Listener (00:34:09) – Oh, man. Yeah, yeah.

Tarek (00:34:12) – Big news. For the first time.

Listener (00:34:13) – It was negative.

Mark (00:34:14) – Big news. It’s been 17 years since that’s happened.

Listener (00:34:16) – Yeah. Any other questions? Yeah. Anything else?

Listener (00:34:23) – So if I’m hearing you, you’re you’re going to be doing a equity, a private equity selling like getting getting out of private equity. We’re not in.

Mark (00:34:35) – Private equity at all.

Listener (00:34:36) – Okay.

Mark (00:34:37) – Yeah yeah. No no no no no, it doesn’t affect our business. It is one for all of us to be aware of, I think. But,, we don’t have any private equity, and it’s outside of our mandate. We we actually can’t.

Listener (00:34:51) – Okay, good.

Mark (00:34:52) – Just fine. I, I have done quite a bit of work in private equity in Toronto, so I do know it well, and I’ve got a lot of friends in the business, but,, no, I haven’t done anything in it for probably 15 years, maybe 20, 20 years.

Listener (00:35:09) – Okay.

Mark (00:35:11) – Well, thank you all.

Listener (00:35:13) – Yes.

Mark (00:35:14) – . Let us. Janell, do you have a are you presentable to turn your camera? We should introduce Janelle. She’s the third member of our team. Now she is. Good. She is helping us around the company. So thank you for joining us. When did you join us?

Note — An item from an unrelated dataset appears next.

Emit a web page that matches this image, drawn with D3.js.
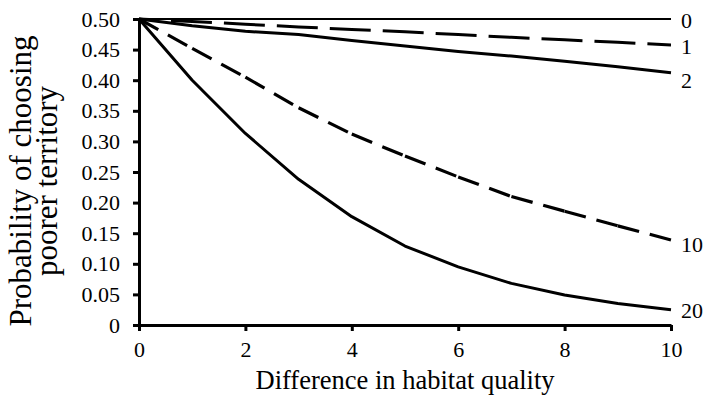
<!DOCTYPE html>
<html>
<head>
<meta charset="utf-8">
<script src="https://cdn.jsdelivr.net/npm/d3@7"></script>
<style>
  html, body { margin: 0; padding: 0; background: #fff; }
  svg { display: block; }
  text { font-family: "Liberation Serif", "Times New Roman", serif; fill: #000; }
</style>
</head>
<body>
<svg id="chart" width="714" height="396"></svg>
<script>
// Difference in habitat quality (x) and the probability of picking the poorer territory
const habitatDiff = [0, 1, 2, 3, 4, 5, 6, 7, 8, 9, 10];

const seriesNames = ["0", "1", "2", "10", "20"];
const p0  = [0.5, 0.5, 0.5, 0.5, 0.5, 0.5, 0.5, 0.5, 0.5, 0.5, 0.5];
const p1  = [0.5, 0.496, 0.4915, 0.487, 0.483, 0.479, 0.4745, 0.470, 0.466, 0.462, 0.4575];
const p2  = [0.5, 0.489, 0.480, 0.4745, 0.465, 0.456, 0.447, 0.4395, 0.431, 0.422, 0.412];
const p10 = [0.5, 0.452, 0.405, 0.355, 0.312, 0.276, 0.242, 0.21, 0.186, 0.162, 0.139];
const p20 = [0.5, 0.40, 0.313, 0.238, 0.177, 0.129, 0.095, 0.068, 0.049, 0.035, 0.025];
const seriesValues = [p0, p1, p2, p10, p20];

const xTicks = [0, 2, 4, 6, 8, 10];
const yTicks = [0, 0.05, 0.10, 0.15, 0.20, 0.25, 0.30, 0.35, 0.40, 0.45, 0.50];
const yTickLabels = ["0", "0.05", "0.10", "0.15", "0.20", "0.25", "0.30", "0.35", "0.40", "0.45", "0.50"];

const xTitle = "Difference in habitat quality";
const yTitleLines = ["Probability of choosing", "poorer territory"];

// ---- layout ----
const margin = { left: 139, top: 19, right: 43, bottom: 71 };
const W = 714, H = 396;
const plotW = W - margin.left - margin.right;
const plotH = H - margin.top - margin.bottom;

const svg = d3.select("#chart");
const g = svg.append("g").attr("transform", `translate(${margin.left},${margin.top})`);

const x = d3.scaleLinear().domain([0, 10]).range([0, plotW]);
const y = d3.scaleLinear().domain([0, 0.5]).range([plotH, 0]);

// line styles per series: solid / long dash / dash
const styles = {
  "0":  { width: 2.2, dash: null },
  "1":  { width: 3, dash: "41 12", offset: 21 },
  "2":  { width: 3, dash: null },
  "10": { width: 3.2, dash: "22 11", perSegment: true },
  "20": { width: 3, dash: null }
};
const labelNudge = { "0": 1, "1": 1, "2": 7, "10": 4, "20": 1 };

const line = d3.line().x((d) => x(d[0])).y((d) => y(d[1]));

seriesNames.forEach((name, i) => {
  const pts = habitatDiff.map((d, j) => [d, seriesValues[i][j]]);
  const st = styles[name];
  if (st.perSegment) {
    // dash pattern restarts on every segment
    for (let j = 0; j < pts.length - 1; j++) {
      g.append("path")
        .attr("d", line([pts[j], pts[j + 1]]))
        .attr("fill", "none")
        .attr("stroke", "#000")
        .attr("stroke-width", st.width)
        .attr("stroke-dasharray", st.dash);
    }
  } else {
    const p = g.append("path")
      .attr("d", line(pts))
      .attr("fill", "none")
      .attr("stroke", "#000")
      .attr("stroke-width", st.width)
      .attr("stroke-linejoin", "round");
    if (st.dash) p.attr("stroke-dasharray", st.dash).attr("stroke-dashoffset", st.offset || 0);
  }
  const last = pts[pts.length - 1];
  g.append("text")
    .attr("x", x(last[0]) + 10)
    .attr("y", y(last[1]) + labelNudge[name])
    .attr("dy", "0.35em")
    .attr("font-size", 22)
    .text(name);
});

// ---- axes ----
const yAxis = d3.axisLeft(y)
  .tickValues(yTicks)
  .tickFormat((d, i) => yTickLabels[i])
  .tickSize(6)
  .tickSizeOuter(0)
  .tickPadding(13);
const yg = g.append("g").call(yAxis);

const xAxis = d3.axisBottom(x)
  .tickValues(xTicks)
  .tickFormat(d3.format("d"))
  .tickSize(6)
  .tickSizeOuter(0)
  .tickPadding(10);
const xg = g.append("g").attr("transform", `translate(0,${plotH})`).call(xAxis);

[yg, xg].forEach((ax) => {
  ax.select(".domain").attr("stroke", "#000").attr("stroke-width", 3);
  ax.selectAll(".tick line").attr("stroke", "#000").attr("stroke-width", 3);
  ax.selectAll(".tick text")
    .attr("font-size", 22)
    .attr("fill", "#000");
});

// ---- titles ----
svg.append("text")
  .attr("x", margin.left + plotW / 2)
  .attr("y", 389)
  .attr("text-anchor", "middle")
  .attr("font-size", 26.5)
  .text(xTitle);

const yt = svg.append("text")
  .attr("transform", "translate(0,181) rotate(-90)")
  .attr("text-anchor", "middle")
  .attr("font-size", 31);
yt.append("tspan").attr("x", 0).attr("y", 31).text(yTitleLines[0]);
yt.append("tspan").attr("x", 0).attr("y", 57).text(yTitleLines[1]);
</script>
</body>
</html>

A couple of months ago.

Tarek (00:35:34) – I think January new year.

Listener (00:35:36) – Yeah, January.

Listener (00:35:37) – So good.

Mark (00:35:39) – Welcome to the team. We’re glad you’re here.

Listener (00:35:42) – Thank you.

Tarek (00:35:45) – All right. Well, everyone, thank you for tuning in. I appreciate you taking time out of your Wednesday. It’s great to have you some good questions. We’re gonna, you know, put this recording in the podcast and the YouTube video,, so you guys can watch it again if you want to share it with a friend.

Listener (00:35:59) – Thank you. Good night.